With the news of contraction in the UK economy, you could be forgiven for thinking that following a turbulent January,February couldn’t get any worse.
By Luke Trevail of TorFX
Sadly you’d have been wrong, as the UK credit rating got cut by ratings agency Moody’s from AAA to AA1, the first time that we’ve lost this status since 1978 which really kicked the pound while it was down and has sent rates tumbling.
The economic picture in the UK now appears to very gloomy, and anyone with a requirement to buy euros really should be advised to cover at least some of their requirement soon, as the prediction is that we will officially be in a triple-dip recession this time next month and the pound will continue to fall.
Of course, the eurozone is not adverse to its own problems and many speculate that as much as the UKs dirty laundry is being very publicly aired, it’s only a matter of time before Greece, Spain, Italy and Portugal falter on the loans that they have been granted by the EU and the single currency will weaken heavily.

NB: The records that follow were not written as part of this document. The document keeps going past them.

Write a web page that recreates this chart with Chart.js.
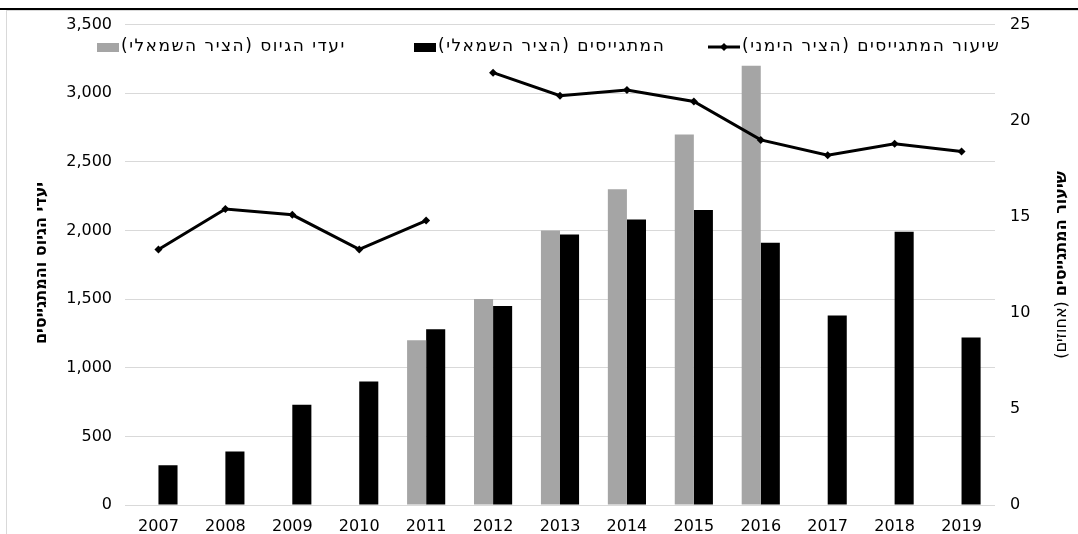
<!DOCTYPE html>
<html>
<head>
<meta charset="utf-8">
<script src="https://cdn.jsdelivr.net/npm/chart.js@4"></script>
<style>
html, body { margin: 0; padding: 0; background: #fff; }
#wrap { position: relative; width: 1078px; height: 534px; }
canvas { position: absolute; left: 0; top: 0; }
</style>
</head>
<body>
<div id="wrap"><canvas id="grafico" width="1078" height="534"></canvas></div>
<script>
const anos = ['2007', '2008', '2009', '2010', '2011', '2012', '2013', '2014', '2015', '2016', '2017', '2018', '2019'];
const yaadim = [null, null, null, null, 1200, 1500, 2000, 2300, 2700, 3200, null, null, null];
const mitgaysim = [290, 390, 730, 900, 1280, 1450, 1970, 2080, 2150, 1910, 1380, 1990, 1220];
const shiur = [13.3, 15.4, 15.1, 13.3, 14.8, 22.5, 21.3, 21.6, 21.0, 19.0, 18.2, 18.8, 18.4];

const nomes = ['יעדי הגיוס (הציר השמאלי)', 'המתגייסים (הציר השמאלי)', 'שיעור המתגייסים (הציר הימני)'];
const tituloEsq = 'יעדי הגיוס והמתגייסים';
const tituloDirBold = 'שיעור המתגייסים';
const tituloDirNormal = '(אחוזים)';

const fonte = '"DejaVu Sans", sans-serif';

// moldura, legenda e titulos dos eixos desenhados a mao
const extras = {
    id: 'extras',
    beforeDraw(chart) {
        const ctx = chart.ctx;
        ctx.save();
        ctx.fillStyle = '#fff';
        ctx.fillRect(0, 0, chart.width, chart.height);
        ctx.fillStyle = '#000';
        ctx.fillRect(0, 8, chart.width, 2);
        ctx.fillStyle = '#d9d9d9';
        ctx.fillRect(6, 10, chart.width - 6, 1);
        ctx.fillRect(6, 10, 1, chart.height - 10);
        ctx.restore();
    },
    afterDraw(chart) {
        const ctx = chart.ctx;
        ctx.save();
        ctx.direction = 'rtl';
        ctx.textBaseline = 'middle';
        ctx.font = '17px ' + fonte;
        ctx.letterSpacing = '1.5px';
        ctx.fillStyle = '#000';

        const ly = 47;
        const itens = [
            { x: 97, tipo: 'box', cor: '#a5a5a5', texto: nomes[0] },
            { x: 414, tipo: 'box', cor: '#000', texto: nomes[1] },
            { x: 708, tipo: 'linha', cor: '#000', texto: nomes[2] }
        ];
        itens.forEach(it => {
            let xt;
            if (it.tipo === 'box') {
                ctx.fillStyle = it.cor;
                ctx.fillRect(it.x, ly - 4, 22, 9);
                xt = it.x + 24;
            } else {
                ctx.strokeStyle = it.cor;
                ctx.lineWidth = 3;
                ctx.beginPath();
                ctx.moveTo(it.x, ly);
                ctx.lineTo(it.x + 32, ly);
                ctx.stroke();
                ctx.fillStyle = it.cor;
                ctx.beginPath();
                ctx.moveTo(it.x + 16, ly - 4);
                ctx.lineTo(it.x + 20, ly);
                ctx.lineTo(it.x + 16, ly + 4);
                ctx.lineTo(it.x + 12, ly);
                ctx.closePath();
                ctx.fill();
                xt = it.x + 34;
            }
            ctx.textAlign = 'left';
            ctx.fillStyle = '#000';
            ctx.fillText(it.texto, xt, ly);
        });
        ctx.letterSpacing = '0px';

        // titulo esquerdo
        ctx.fillStyle = '#000';
        ctx.save();
        ctx.translate(42, 263);
        ctx.rotate(-Math.PI / 2);
        ctx.font = 'bold 16px ' + fonte;
        ctx.textAlign = 'center';
        ctx.fillText(tituloEsq, 0, 0);
        ctx.restore();

        // titulo direito (parte em negrito + parte normal)
        ctx.save();
        ctx.translate(1062, 265);
        ctx.rotate(-Math.PI / 2);
        ctx.textAlign = 'left';
        ctx.font = '16px ' + fonte;
        const wN = ctx.measureText(tituloDirNormal).width;
        ctx.font = 'bold 16px ' + fonte;
        const wB = ctx.measureText(tituloDirBold).width;
        const gap = 5;
        const total = wN + gap + wB;
        ctx.font = '16px ' + fonte;
        ctx.fillText(tituloDirNormal, -total / 2, 0);
        ctx.font = 'bold 16px ' + fonte;
        ctx.fillText(tituloDirBold, -total / 2 + wN + gap, 0);
        ctx.restore();

        ctx.restore();
    }
};

const ctx = document.getElementById('grafico').getContext('2d');

new Chart(ctx, {
    type: 'bar',
    data: {
        labels: anos,
        datasets: [
            {
                type: 'line',
                label: nomes[2],
                data: shiur,
                yAxisID: 'y1',
                borderColor: '#000',
                backgroundColor: '#000',
                borderWidth: 3,
                pointStyle: 'rectRot',
                pointRadius: 4,
                pointBorderWidth: 0,
                tension: 0,
                order: 0,
                segment: {
                    borderColor: c => c.p0DataIndex === 4 ? 'rgba(0,0,0,0)' : '#000'
                }
            },
            {
                label: nomes[0],
                data: yaadim,
                backgroundColor: '#a5a5a5',
                yAxisID: 'y',
                order: 1,
                categoryPercentage: 0.57,
                barPercentage: 1
            },
            {
                label: nomes[1],
                data: mitgaysim,
                backgroundColor: '#000',
                yAxisID: 'y',
                order: 2,
                categoryPercentage: 0.57,
                barPercentage: 1
            }
        ]
    },
    options: {
        responsive: false,
        animation: false,
        layout: { padding: { top: 20, left: 0, right: 0, bottom: 0 } },
        plugins: {
            legend: { display: false },
            tooltip: { enabled: false }
        },
        scales: {
            x: {
                grid: { display: false },
                border: { display: false },
                ticks: { color: '#000', font: { family: fonte, size: 16 }, padding: 4, maxRotation: 0 },
                afterFit: s => { s.height = 29; }
            },
            y: {
                position: 'left',
                min: 0,
                max: 3500,
                grid: { color: '#d9d9d9', drawTicks: false },
                border: { display: false },
                ticks: {
                    stepSize: 500,
                    color: '#000',
                    padding: 13,
                    font: { family: fonte, size: 16 },
                    callback: v => v.toLocaleString('en-US')
                },
                afterFit: s => { s.width = 125; }
            },
            y1: {
                position: 'right',
                min: 0,
                max: 25,
                grid: { display: false, drawTicks: false },
                border: { display: false },
                ticks: {
                    stepSize: 5,
                    color: '#000',
                    padding: 15,
                    font: { family: fonte, size: 16 }
                },
                afterFit: s => { s.width = 83; }
            }
        }
    },
    plugins: [extras]
});
</script>
</body>
</html>
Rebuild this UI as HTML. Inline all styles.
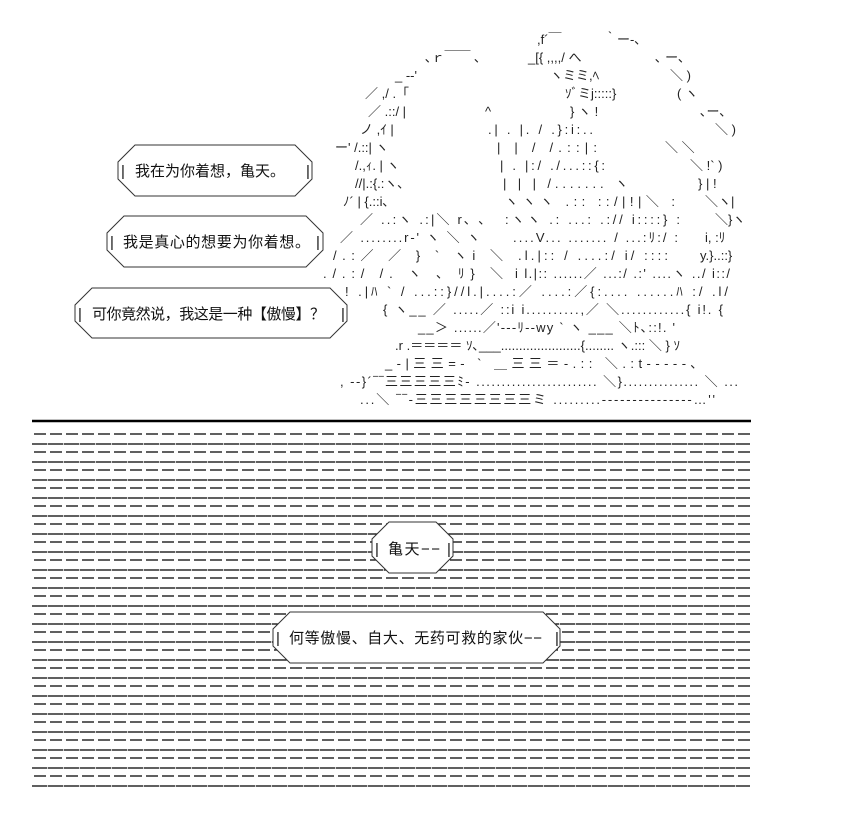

The interim period will provide a huge amount of volatility and opportunities for clients who are selling euros and repatriating back to the UK will be given fantastic chances to trade at the best rates that we’ve seen in well over a year.
Advice to anyone who is stepping into the currency markets is to remain cautious and never try and second guess the trend as it often surprises, and moves in one direction or the other for apparently no reason. Tread carefully but look out for the opportunities that we will certainly see over the next few weeks.